“Tumbenan juga ni hari pindang bandeng udah habis,” ujar perempuan berhijab merah ditemui tim senibudayabetawi.com, Rabu (10/2).
Menjelang perayaan Imlek, pindang bandeng selalu menjadi sajian favorit. “Terutama etnis Tionghoa,” sambungnya.
Sore itu, jam dinding di Rumah Makan Mpok Rodemah menunjukkan pukul tiga. Tapi, lima puluh porsi pindang bandeng ludes tanpa sisa. Beberapa kali Mpok Rodemah harus menolak pelanggan yang menanyakan pindang bandeng. “Kebanyakan mereka etnis Tionghoa,” ujar perempuan berusia 59 tahun ini.
Pindang bandeng sudah menjadi makanan sehari-hari warga Betawi. Terbukti, Mpok Rodemah selalu menyajikan menu ini terlepas menjelang perayaan Imlek. Resepnya yang sederhana namun tetap bercita rasa kuat membuat pindang bandeng selalu menjadi hidangan lezat sepanjang masa.
Aroma serai, lengkuas, dan jahe yang harum begitu menguar saat menyesap kuah pindang bandeng. Ya, aroma rempah-rempah yang khas seolah mampu menghilangkan aroma amis dari bandeng itu sendiri.

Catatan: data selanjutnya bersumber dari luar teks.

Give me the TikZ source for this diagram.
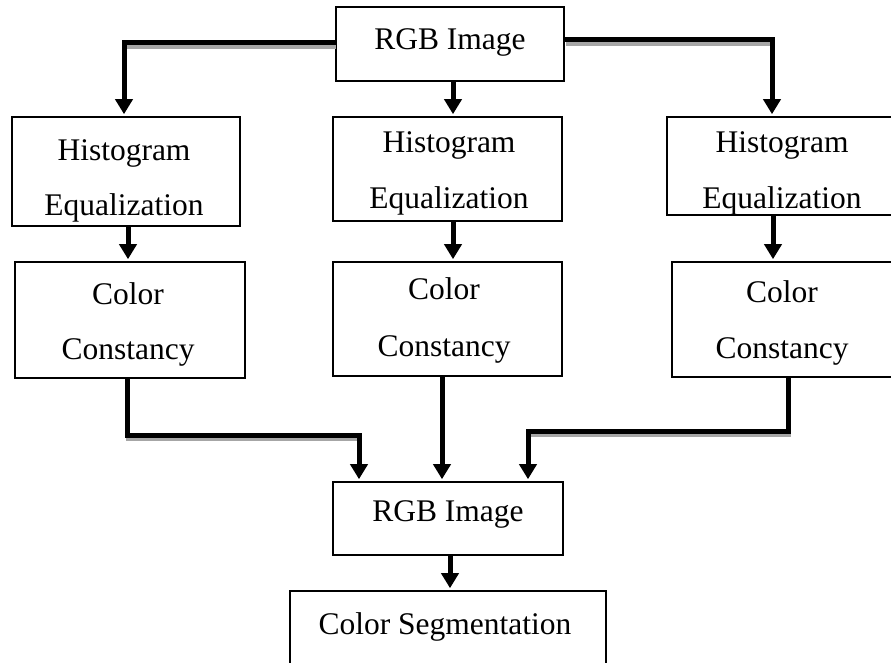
\documentclass[tikz,border=0pt]{standalone}
\usepackage{fontspec}
\setmainfont{Liberation Serif}
\usetikzlibrary{arrows.meta}
\begin{document}
\begin{tikzpicture}[x=1pt,y=-1pt,
  box/.style={draw, line width=1.6pt, inner sep=0pt, rectangle},
  txt/.style={anchor=base, inner sep=0pt, font=\fontsize{31.5}{36}\selectfont},
  arr/.style={line width=5pt, -{Triangle[width=17pt,length=15pt]}, shorten >=2pt},
  shad/.style={line width=4pt, draw=gray!70, shorten >=16pt, transform canvas={xshift=1pt,yshift=-4pt}}]
\useasboundingbox (0,0) rectangle (891,663);
\clip (0,0) rectangle (891,663);
% boxes
\node[box, minimum width=228pt, minimum height=74pt] (top) at (450,44) {};
\node[box, minimum width=228pt, minimum height=109pt] (h1) at (126,171.5) {};
\node[box, minimum width=229pt, minimum height=104pt] (h2) at (447.5,169) {};
\node[box, minimum width=230pt, minimum height=98pt] (h3) at (782,166) {};
\node[box, minimum width=230pt, minimum height=116pt] (c1) at (130,320) {};
\node[box, minimum width=229pt, minimum height=114pt] (c2) at (447.5,319) {};
\node[box, minimum width=220pt, minimum height=115pt] (c3) at (782,319.5) {};
\node[box, minimum width=230pt, minimum height=73pt] (bot) at (448,518.5) {};
\node[box, minimum width=316pt, minimum height=109pt] (seg) at (448,645.5) {};
% texts
\node[txt] (topt) at (450,50) {RGB Image};
\node[txt] (h1a) at (124,161) {Histogram};
\node[txt] (h1b) at (124,215) {Equalization};
\node[txt] (h2a) at (449,153) {Histogram};
\node[txt] (h2b) at (449,208) {Equalization};
\node[txt] (h3a) at (782,153) {Histogram};
\node[txt] (h3b) at (782,208) {Equalization};
\node[txt] (c1a) at (128,304) {Color};
\node[txt] (c1b) at (128,359) {Constancy};
\node[txt] (c2a) at (444,299) {Color};
\node[txt] (c2b) at (444,356) {Constancy};
\node[txt] (c3a) at (782,302) {Color};
\node[txt] (c3b) at (782,358) {Constancy};
\node[txt] (bott) at (448,521) {RGB Image};
\node[txt] (segt) at (445,634) {Color Segmentation};
% junction coordinates
\coordinate (l1) at (124,43);
\coordinate (r1) at (772,40);
\coordinate (l2) at (127,435);
\coordinate (l3) at (359,435);
\coordinate (r2) at (788,431);
\coordinate (r3) at (528,431);
% shadows
\draw[shad] (top.west |- l1) -- (l1) -- (l1 |- h1.north);
\draw[shad] (top.east |- r1) -- (r1) -- (r1 |- h3.north);
\draw[shad] (l2 |- c1.south) -- (l2) -- (l3) -- (l3 |- bot.north);
\draw[shad] (r2 |- c3.south) -- (r2) -- (r3) -- (r3 |- bot.north);
% connectors
\draw[arr] (top.west |- l1) -- (l1) -- (l1 |- h1.north);
\draw[arr] (top.east |- r1) -- (r1) -- (r1 |- h3.north);
\draw[arr] ([xshift=3pt]top.south) -- ([xshift=3pt]top.south |- h2.north);
\draw[arr] ([xshift=2pt]h1.south) -- ([xshift=2pt]h1.south |- c1.north);
\draw[arr] ([xshift=5.5pt]h2.south) -- ([xshift=5.5pt]h2.south |- c2.north);
\draw[arr] ([xshift=-9pt]h3.south) -- ([xshift=-9pt]h3.south |- c3.north);
\draw[arr] (l2 |- c1.south) -- (l2) -- (l3) -- (l3 |- bot.north);
\draw[arr] ([xshift=-5.5pt]c2.south) -- ([xshift=-5.5pt]c2.south |- bot.north);
\draw[arr] (r2 |- c3.south) -- (r2) -- (r3) -- (r3 |- bot.north);
\draw[arr] ([xshift=2pt]bot.south) -- ([xshift=2pt]bot.south |- seg.north);
\end{tikzpicture}
\end{document}
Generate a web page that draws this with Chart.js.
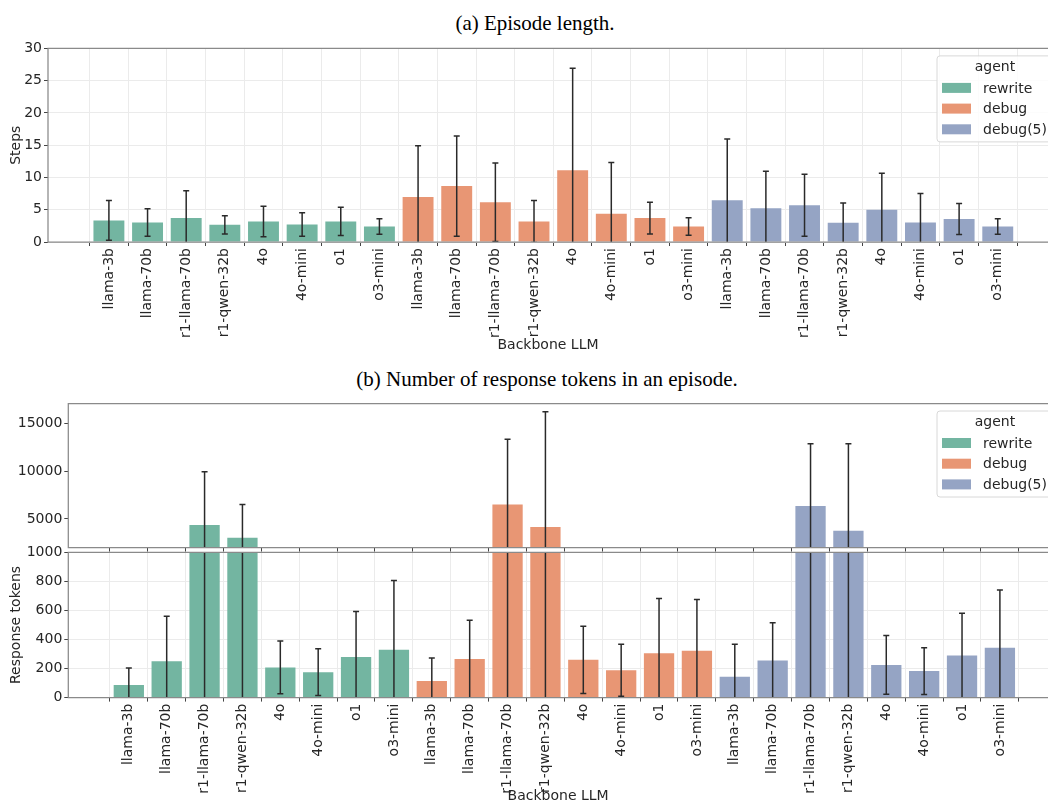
<!DOCTYPE html>
<html>
<head>
<meta charset="utf-8">
<script src="https://cdn.jsdelivr.net/npm/chart.js@4.4.1/dist/chart.umd.min.js"></script>
<style>
    body { margin: 0; width: 1048px; height: 805px; background: #fff; position: relative; overflow: hidden; }
    canvas { position: absolute; left: 0; }
    .panel-title { position: absolute; width: 600px; text-align: center; white-space: nowrap;
        font-family: 'Liberation Serif', serif; font-size: 21px; line-height: 24px; color: #000; }
</style>
</head>
<body>
<div class="panel-title" style="left:235px; top:11px;">(a) Episode length.</div>
<div class="panel-title" style="left:247px; top:367px;">(b) Number of response tokens in an episode.</div>
<canvas id="steps-chart" width="1048" height="318" style="top:38px;"></canvas>
<canvas id="tokens-top" width="1048" height="165" style="top:393px;"></canvas>
<canvas id="tokens-bottom" width="1048" height="263" style="top:542px;"></canvas>
<script>
'use strict';

// Categories:
var models = ['llama-3b', 'llama-70b', 'r1-llama-70b', 'r1-qwen-32b', '4o', '4o-mini', 'o1', 'o3-mini'];
var agents = ['rewrite', 'debug', 'debug(5)'];
var agentColors = ['#73b5a1', '#e89674', '#95a4c4'];

// (a) Episode length, mean and std per model:
var stepsRewrite = [3.34, 3.03, 3.70, 2.66, 3.18, 2.71, 3.18, 2.40];
var stepsRewriteErr = [3.08, 2.13, 4.23, 1.41, 2.35, 1.83, 2.19, 1.20];
var stepsDebug = [6.99, 8.66, 6.16, 3.18, 11.11, 4.38, 3.70, 2.40];
var stepsDebugErr = [7.93, 7.77, 6.10, 3.24, 15.80, 7.93, 2.46, 1.36];
var stepsDebug5 = [6.47, 5.22, 5.69, 2.97, 5.01, 3.03, 3.55, 2.40];
var stepsDebug5Err = [9.49, 5.73, 4.80, 3.08, 5.63, 4.48, 2.40, 1.20];

// (b) Response tokens, mean and std per model:
var tokensRewrite = [86, 250, 4368, 3035, 208, 175, 280, 329];
var tokensRewriteErr = [117, 311, 5579, 3474, 182, 161, 313, 477];
var tokensDebug = [114, 266, 6509, 4149, 260, 188, 306, 323];
var tokensDebugErr = [159, 267, 6842, 12085, 232, 179, 377, 353];
var tokensDebug5 = [143, 255, 6349, 3766, 225, 183, 290, 344];
var tokensDebug5Err = [224, 260, 6524, 9107, 202, 161, 291, 397];

// Tick labels:
var tickLabels = agents.reduce(function (acc) { return acc.concat(models); }, []);
var stepsTicks = [0, 5, 10, 15, 20, 25, 30];
var tokensTopTicks = [5000, 10000, 15000];
var tokensBottomTicks = [0, 200, 400, 600, 800, 1000];

var FONT = { family: 'DejaVu Sans', size: 14 };
var TEXT = '#262626';

// Build one dataset per agent, bars placed at consecutive x positions:
var makeDatasets = function makeDatasets(series, errors) {
    return agents.map(function (agent, j) {
        return {
            label: agent,
            data: series[j].map(function (v, i) { return { x: j * models.length + i, y: v }; }),
            errors: errors[j],
            backgroundColor: agentColors[j],
            borderWidth: 0,
            categoryPercentage: 1,
            barPercentage: 0.8
        };
    });
};

// Error bars (mean +/- std), clipped to the plot area:
var errorBarPlugin = {
    id: 'errorBars',
    afterDatasetsDraw: function (chart) {
        var ctx = chart.ctx, area = chart.chartArea;
        var xs = chart.scales.x, ys = chart.scales.y;
        ctx.save();
        ctx.beginPath();
        ctx.rect(area.left, area.top, area.right - area.left, area.bottom - area.top);
        ctx.clip();
        ctx.strokeStyle = '#2a2a2a';
        ctx.lineWidth = 1.5;
        chart.data.datasets.forEach(function (ds) {
            ds.data.forEach(function (pt, i) {
                var x = xs.getPixelForValue(pt.x);
                var lo = ys.getPixelForValue(pt.y - ds.errors[i]);
                var hi = ys.getPixelForValue(pt.y + ds.errors[i]);
                ctx.beginPath();
                ctx.moveTo(x, lo); ctx.lineTo(x, hi);
                ctx.moveTo(x - 3, lo); ctx.lineTo(x + 3, lo);
                ctx.moveTo(x - 3, hi); ctx.lineTo(x + 3, hi);
                ctx.stroke();
            });
        });
        ctx.restore();
    }
};

// Left, top and bottom spines:
var spinePlugin = {
    id: 'spines',
    afterDraw: function (chart) {
        var ctx = chart.ctx, a = chart.chartArea;
        ctx.save();
        ctx.strokeStyle = '#8a8a8a';
        ctx.lineWidth = 1.25;
        ctx.beginPath();
        ctx.moveTo(chart.width, a.top); ctx.lineTo(a.left, a.top);
        ctx.lineTo(a.left, a.bottom); ctx.lineTo(chart.width, a.bottom);
        ctx.stroke();
        ctx.restore();
    }
};

// Legend box in the upper right corner of the plot:
var agentLegendPlugin = {
    id: 'agentLegend',
    afterDraw: function (chart, args, opts) {
        if (!opts.show) return;
        var ctx = chart.ctx;
        var top = chart.chartArea.top + 7.5;
        var left = 937;
        ctx.save();
        ctx.fillStyle = 'rgba(255,255,255,0.85)';
        ctx.strokeStyle = '#d8d8d8';
        ctx.lineWidth = 1;
        ctx.beginPath();
        ctx.roundRect(left, top, 120, 86, 3);
        ctx.fill();
        ctx.stroke();
        ctx.font = '14px "DejaVu Sans"';
        ctx.fillStyle = TEXT;
        ctx.textBaseline = 'middle';
        ctx.textAlign = 'center';
        ctx.fillText('agent', 995, top + 11.5);
        ctx.textAlign = 'left';
        agents.forEach(function (agent, j) {
            var cy = top + 32 + j * 20.7;
            ctx.fillStyle = agentColors[j];
            ctx.fillRect(942, cy - 5, 29, 10);
            ctx.fillStyle = TEXT;
            ctx.fillText(agent, 983, cy + 1);
        });
        ctx.restore();
    }
};

var xAxis = function xAxis(min, max, opts) {
    return {
        type: 'linear',
        min: min,
        max: max,
        offset: false,
        stacked: true,
        afterBuildTicks: function (scale) {
            scale.ticks = tickLabels.map(function (l, i) { return { value: i }; });
        },
        afterFit: function (scale) { scale.height = opts.height; },
        ticks: {
            display: opts.labels,
            autoSkip: false,
            minRotation: 90,
            maxRotation: 90,
            padding: 2,
            color: TEXT,
            font: FONT,
            callback: function (v) { return tickLabels[v]; }
        },
        grid: { drawOnChartArea: opts.grid, color: '#ebebeb', tickColor: '#444', tickLength: 4 },
        border: { display: false },
        title: {
            display: opts.labels,
            text: 'Backbone LLM',
            color: TEXT,
            font: FONT,
            padding: { top: 0, bottom: opts.titleBottom }
        }
    };
};

var yAxis = function yAxis(min, max, ticks, opts) {
    return {
        min: min,
        max: max,
        stacked: true,
        afterBuildTicks: function (scale) {
            scale.ticks = ticks.map(function (t) { return { value: t }; });
        },
        afterFit: function (scale) { scale.width = opts.width; },
        ticks: {
            color: TEXT,
            font: FONT,
            padding: 2,
            callback: function (v) { return String(v); }
        },
        grid: { drawOnChartArea: opts.grid, color: '#ebebeb', tickColor: '#444', tickLength: 4 },
        border: { display: false },
        title: {
            display: !!opts.title,
            text: opts.title,
            color: TEXT,
            font: FONT,
            padding: { top: 8, bottom: 4 }
        }
    };
};

var renderChart = function renderChart(id, datasets, x, y, padding, legend) {
    return new Chart(document.getElementById(id), {
        type: 'bar',
        data: { datasets: datasets },
        options: {
            responsive: false,
            animation: false,
            layout: { padding: padding },
            plugins: {
                legend: { display: false },
                tooltip: { enabled: false },
                agentLegend: { show: legend }
            },
            scales: { x: x, y: y }
        },
        plugins: [errorBarPlugin, spinePlugin, agentLegendPlugin]
    });
};

var stepsData = makeDatasets([stepsRewrite, stepsDebug, stepsDebug5],
    [stepsRewriteErr, stepsDebugErr, stepsDebug5Err]);
var tokensSeries = [tokensRewrite, tokensDebug, tokensDebug5];
var tokensErrors = [tokensRewriteErr, tokensDebugErr, tokensDebug5Err];

renderChart('steps-chart', stepsData,
    xAxis(-1.576, 24.30, { labels: true, grid: true, height: 114, titleBottom: 2 }),
    yAxis(0, 30, stepsTicks, { width: 48, grid: true, title: 'Steps' }),
    { top: 10, bottom: 0, left: 0, right: 0 }, true);

renderChart('tokens-top', makeDatasets(tokensSeries, tokensErrors),
    xAxis(-1.598, 24.27, { labels: false, grid: false, height: 9.2, titleBottom: 0 }),
    yAxis(2000, 17100, tokensTopTicks, { width: 68.3, grid: false }),
    { top: 10.5, bottom: 0, left: 0, right: 0 }, true);

renderChart('tokens-bottom', makeDatasets(tokensSeries, tokensErrors),
    xAxis(-1.598, 24.27, { labels: true, grid: true, height: 107.4, titleBottom: 0 }),
    yAxis(0, 1000, tokensBottomTicks, { width: 68.3, grid: true, title: 'Response tokens' }),
    { top: 10.2, bottom: 0, left: 0, right: 0 }, false);
</script>
</body>
</html>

Saat pembuatan pindang bandeng pun, Mpo Rodemah selalu memperhatikan kualitas bahan yang digunakan. Dalam hal pemilihan ikan bandeng misalnya, ia pastikan benar-benar bersih meski itu berasal dari empang. “Kalau dari empang biasanya berlumpur ya, kita bersihin sampai benar-benar bersih,” kata dia.
Baca Juga: Imlek, Begini Tradisi Berburu Bandeng Warga Betawi
Mpok Rodemah telah membuktikan bahwa pindang bandeng—meski disebut-sebut sebagai sajian khas menjelang perayaan Imlek, tapi tetap saja kuliner ini milik Betawi asli.
Produk Akulturasi Budaya
Dewan Pakar Perhimpunana Indonesia Tinghoa (INTI) Azmi Abubakar menyebut, adanya kuliner khas Betawi ini merupakan salah satu bentuk akulturasi budaya etnis Tionghoa dengan Betawi. Makan bandeng, sambung dia merupakan satu bentuk kewajiban etnis Tionghoa dalam perayaan Imlek.
“Tercatat dalam dokumen di Museum Peranakan Tionghoa dari tahun 19850-an mereka sudah mencari bandeng di Clincing kemudian sekarang terpusat di Rawa Belong,” kata pemilik Museum Peranakan Tionghoa di Tangerang Selatan ini.
Adapun, bandeng yang memiliki duri banyak menyimbolkan tantangan yang harus dihadapi dengan keuletan–sama dengan menghindari banyak duri yang ada di dalam daging bandeng. “Bandeng ini melambangkan rezeki ataupun kemakmuran,” ujarnya.
Dulu, pasar malam menjadi perjumpaan antara etnis Tionghoa dengan warga Betawi. Termasuk dalam hal berbelanja bandeng. Namun, seiring perubahan zaman etnis Tionghoa tak terlihat lagi di pasar-pasar bandeng Imlek, seperti Rawa Belong.
Azmi menduga, terlepas ditengarai perubahan selera berbelanja etnis Tionghoa juga imbas dari kerenggangan beberapa tahun terhentinya Imlek di Indonesia.
“Dulu pasar menjadi perjumpaan semua golongan. Tapi kita lihat justru di Rawa Belong didominasi orang Betawi. Bisa jadi memang karena sudah banyak pusat belanja yang lebih modern dan imbas kerenggangan hubungan karena sempat Imlek dihentikan pada era dulu,” pungkasnya.